Title: American Avocet
Artist: John James Audubon
Volume: 4
Plate: 318
Repository: Lilly Library
Institution: Indiana University
Copyright: Courtesy, The Lilly Library, Indiana University, Bloomington, Indiana
Category: Shorebirds
IIIF Manifest:

American Avocet (Recurvirostra americana), Volume 4, Plate 318

Likely painted in New Orleans on November 7, 1821.

For this drawing, Audubon contributed one of his own habitats, complete with rocks, grass, and other plants, as finely executed a landscape as anything provided by his collaborators. The plate depicts an adult bird in spring plumage picking up an insect, which Havell had substituted for the somewhat unrealistic-looking slug in the watercolor. Havell also added a younger Avocet in the middle distance. The text accompanying the plate describes Audubon’s discovery of the breeding habits of the Avocet near Vincennes, Indiana, in June 1814. Fascinated by the non-competitive behavior of the male birds hunting for food, Audubon sneaks up to spy on a breeding female and is surprised by the collective action the other birds take against him when his intrusion is discovered.

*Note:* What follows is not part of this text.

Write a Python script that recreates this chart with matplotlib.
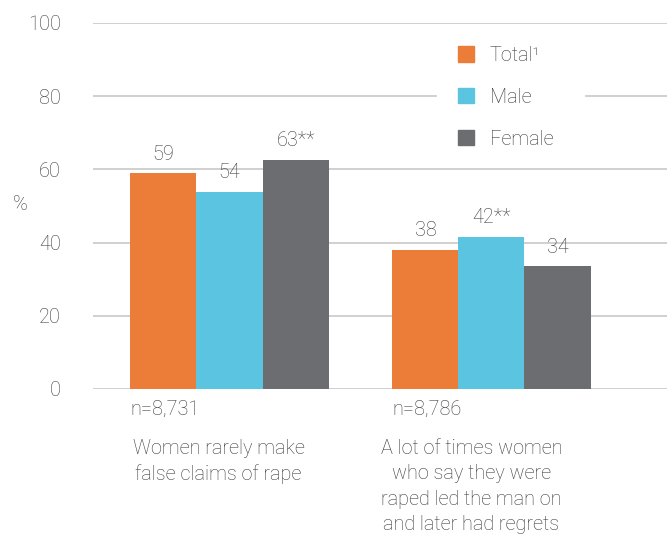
import matplotlib.pyplot as plt
import numpy as np
from matplotlib.patches import Patch, Rectangle

# data
groups = ['Women rarely make\nfalse claims of rape',
          'A lot of times women\nwho say they were\nraped led the man on\nand later had regrets']
sample_sizes = ['n=8,731', 'n=8,786']
series = ['Total\u00b9', 'Male', 'Female']
total = [58.9, 37.9]
male = [53.8, 41.5]
female = [62.6, 33.5]
total_lbl = ['59', '38']
male_lbl = ['54', '42**']
female_lbl = ['63**', '34']
colors = ['#eb7d39', '#5bc4e1', '#6c6d71']

plt.rcParams['font.family'] = ['Roboto', 'DejaVu Sans']
txt = '#3a3a3a'
fs = 14.3

fig = plt.figure(figsize=(6.67, 5.36), dpi=100)
ax = fig.add_axes([93 / 667, 1 - 389 / 536, 574 / 667, 366 / 536])
ax.set_axisbelow(True)

x = np.arange(len(groups))
w = 0.252
vals = [total, male, female]
lbls = [total_lbl, male_lbl, female_lbl]
for i in range(3):
    xs = x + (i - 1) * w
    ax.bar(xs, vals[i], w, color=colors[i], zorder=3, label=series[i])
    for xx, v, l in zip(xs, vals[i], lbls[i]):
        ax.text(xx, v + 2.7, l, ha='center', va='bottom', fontsize=fs,
                color=txt, fontweight='light')

ax.set_ylim(0, 100)
ax.set_xlim(-0.521, 1.67)
ax.set_yticks([0, 20, 40, 60, 80, 100])
ax.tick_params(axis='y', length=0, pad=23, labelsize=fs, labelcolor=txt)
ax.set_xticks([])
for s in ax.spines.values():
    s.set_visible(False)
ax.grid(axis='y', color='#c8c8c8', linewidth=1.2)
for lab in ax.get_yticklabels():
    lab.set_fontweight('light')

fig.text(20 / 667, 1 - 204 / 536, '%', fontsize=fs, color=txt,
         ha='center', va='center', fontweight='light')

# category labels sit a little left of the group centres in the original
label_shift = [-0.042, -0.076]
for xi, n in zip(x, sample_sizes):
    ax.text(xi - 1.5 * w, -3, n, ha='left', va='top', fontsize=fs,
            color=txt, fontweight='light')
    ax.text(xi + label_shift[int(xi)], -13.6, groups[int(xi)], ha='center',
            va='top', fontsize=fs, color=txt, fontweight='light',
            linespacing=1.43)

# white block behind the legend that breaks the 80 gridline
ax.add_patch(Rectangle((344 / 574, 0.62), 147 / 574, 0.3,
                       transform=ax.transAxes, color='white', zorder=2))

handles = [Patch(color=c) for c in colors]
leg = ax.legend(handles, series, loc='upper left',
                bbox_to_anchor=((438 - 93) / 574, 1 - 3 / 366),
                frameon=False,
                prop={'size': fs, 'weight': 'light'},
                handlelength=0.8, handleheight=0.8, handletextpad=0.8,
                labelspacing=1.15, borderpad=0.5, labelcolor=txt)
leg.set_zorder(5)

fig.savefig('out.png', dpi=100)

From John James Audubon’s Ornithological Biography

The fact of this curious bird’s breeding in the interior of our country accidentally became known to me in June 1814. I was at the time travelling on horseback from Henderson to Vincennes in the State of Indiana. As I approached a large shallow pond in the neighbourhood of the latter town, I was struck by the sight of several Avosets hovering over the margins and islets of the pond, and although it was late, and I was both fatigued and hungry, I could not resist the temptation of endeavouring to find the cause of their being so far from the sea. … Next morning at sunrise I was snugly concealed amongst the rushes, with a fair view of the whole pond. … Although a person can advance but slowly when wading through mud and water knee-deep, it does not take much time to get over forty or fifty yards, and thus I was soon on the small island where the Avoset was comfortably seated on her nest. Softly and on all four I crawled toward the spot, panting with heat and anxiety. Now, Reader, I am actually within three feet of the unheeding creature, peeping at her through the tall grasses. Lovely bird! how innocent, how unsuspecting, and yet how near to thine enemy, albeit he be an admirer of thy race! There she sits on her eggs, her head almost mournfully sunk among the plumage, and her eyes, unanimated by the sight of her mate, half closed, as if she dreamed of future scenes. Her legs are bent beneath her in the usual manner. I have seen this, and I am content. Now she observes me, poor thing, and off she scrambles,-running, tumbling, and at last rising on wing, emitting her clicking notes of grief and anxiety, which none but an inconsiderate or callous-hearted person could hear without sympathizing with her.